Now the last time I was here we talked about your relationship with your mentor, Joe Morello, who has since passed on. If you could sum up everything you learned from Joe back then, what is the stuff that still sticks with you today?

Probably the most important thing he taught me was that the only important reason for having technique is to serve the music. He used to say that over and over. As well as the physical skills he taught me that allow me to be my age and continue playing. I mean he was 81 and he was still playing.

I think he gave me a great gift as a teacher because he didn't try to shape me musically, he let me do my own thing, but he shaped my hands and everything. We became good friends afterwards, and he was always on that thing about serving the music.
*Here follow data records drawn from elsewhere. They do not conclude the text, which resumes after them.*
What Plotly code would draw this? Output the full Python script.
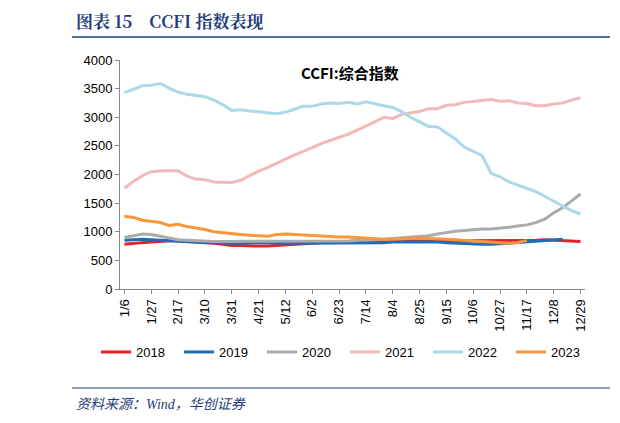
import plotly.graph_objects as go
import datetime

dates = []
d0 = datetime.date(2023, 1, 6)
for i in range(52):
    d = d0 + datetime.timedelta(days=7 * i)
    dates.append(f"{d.month}/{d.day}")

s2018 = [780,800,810,820,830,840,850,840,830,820,800,780,760,760,750,750,750,760,770,790,800,810,810,820,830,830,830,820,830,830,830,840,840,840,840,850,850,850,850,850,840,840,840,840,850,850,850,860,850,850,840,830]
s2019 = [850,860,870,860,850,840,840,830,820,810,810,800,800,800,810,810,810,800,800,800,800,810,810,810,810,800,800,810,810,810,820,820,820,830,830,820,810,800,790,780,780,780,790,800,810,820,830,840,850,870,None,None]
s2020 = [900,930,960,950,920,880,860,850,840,830,830,830,830,830,830,830,830,830,830,830,830,830,840,840,840,840,850,850,860,870,880,890,900,910,930,960,990,1010,1020,1040,1050,1050,1060,1080,1100,1120,1160,1220,1330,1420,1540,1660]
s2021 = [1760,1880,1980,2050,2060,2070,2060,1970,1920,1910,1870,1870,1860,1900,1980,2060,2120,2200,2270,2340,2400,2470,2540,2600,2650,2700,2770,2840,2920,3000,2980,3050,3080,3100,3150,3150,3210,3220,3260,3280,3290,3310,3280,3290,3250,3240,3200,3200,3230,3250,3300,3340]
s2022 = [3430,3490,3550,3560,3590,3510,3440,3400,3380,3360,3300,3220,3120,3130,3110,3100,3080,3060,3090,3140,3190,3190,3230,3250,3240,3260,3230,3270,3230,3200,3170,3100,3000,2920,2840,2830,2720,2620,2480,2410,2330,2020,1960,1870,1810,1760,1700,1620,1530,1450,1370,1310]
s2023 = [1270,1250,1200,1180,1160,1110,1130,1090,1070,1040,1000,980,960,950,940,930,920,950,960,950,940,930,920,920,910,910,900,880,870,870,870,880,890,890,880,880,870,860,850,840,830,820,810,800,810,850]

series = [("2018", s2018, "#e8202a"), ("2019", s2019, "#1f6db5"), ("2020", s2020, "#ababab"),
          ("2021", s2021, "#f2b9b9"), ("2022", s2022, "#acd9e8"), ("2023", s2023, "#f7963a")]

fig = go.Figure()
for name, ys, c in series:
    fig.add_trace(go.Scatter(x=dates[:len(ys)], y=ys, name=name, mode="lines",
                             line=dict(color=c, width=3), connectgaps=False))

PW, PH = 465, 229
fig.update_layout(
    width=620, height=423, paper_bgcolor="white", plot_bgcolor="white",
    margin=dict(l=112, r=43, t=52, b=142, autoexpand=False),
    font=dict(family="Arial, Liberation Sans", size=13, color="black"),
    xaxis=dict(type="category", categoryorder="array", categoryarray=dates,
               tickvals=dates[::3], tickangle=-90, showline=True, linecolor="#888",
               ticks="outside", ticklen=4, tickcolor="#888", showgrid=False,
               tickfont=dict(size=13), range=[-0.5, 51.5]),
    yaxis=dict(range=[0, 4000], dtick=500, showline=True, linecolor="#888",
               ticks="outside", ticklen=4, tickcolor="#888", showgrid=False,
               tickfont=dict(size=13)),
    legend=dict(orientation="h", x=-24 / PW, xanchor="left", y=-63 / PH, yanchor="middle",
                font=dict(size=13), entrywidth=38, entrywidthmode="pixels", tracegroupgap=0),
    showlegend=True,
)
fig.add_annotation(text="<b>CCFI:综合指数</b>", xref="paper", yref="paper", x=(350 - 120) / PW, y=1.0,
                   yanchor="top", showarrow=False, font=dict(size=15, family="Noto Sans CJK SC"))
fig.add_annotation(text="<b>图表 15    CCFI 指数表现</b>", xref="paper", yref="paper",
                   x=-46 / PW, y=1 + 40 / PH, xanchor="left", yanchor="middle", showarrow=False,
                   font=dict(size=17, color="#1f3d7a", family="Noto Serif CJK SC, Liberation Serif, serif"))
fig.add_annotation(text="<i>资料来源：Wind，华创证券</i>", xref="paper", yref="paper",
                   x=-46 / PW, y=-116 / PH, xanchor="left", yanchor="middle", showarrow=False,
                   font=dict(size=14, color="#1f3d7a", family="Liberation Serif, Noto Sans CJK SC"))
fig.add_shape(type="line", xref="paper", yref="paper", x0=-48 / PW, x1=490 / PW,
              y0=1 + 23 / PH, y1=1 + 23 / PH, line=dict(color="#1f3d7a", width=1.5))
fig.add_shape(type="line", xref="paper", yref="paper", x0=-48 / PW, x1=490 / PW,
              y0=-99 / PH, y1=-99 / PH, line=dict(color="#1f3d7a", width=1))
fig.write_html("out.html")
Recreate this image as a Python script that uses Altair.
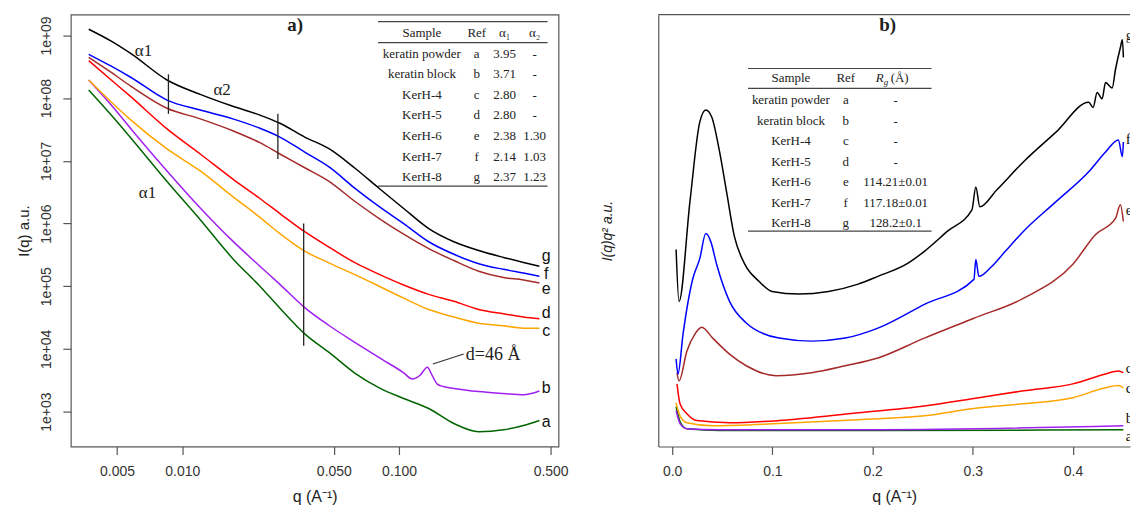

It's one of those things where it's like, who cares if you're the fastest drummer in the world, big fucking deal. Sooner or later there will be someone faster then you. But just imagine at the time Morello was at his peak, there was NO ONE faster, or stronger than him. He came along and he changed drum technique forever.

I wish somebody would go back and take his live drum solos off his records and put them out as a volume of work. Just that contribution of all of those solos, it's timeless. It would be an incredible volume of work. He never did anything of his own, and I think that's a shame. He made a tremendous contribution to the instrument, and to the music and to me personally, you know, but he was always about serving the music.

It's a pretty humble stance considering he had the most technical ability of anyone at the time.

Yeah, but it's because he realized what it was for, you know? He was quite a, uh, quite a drumist, hah.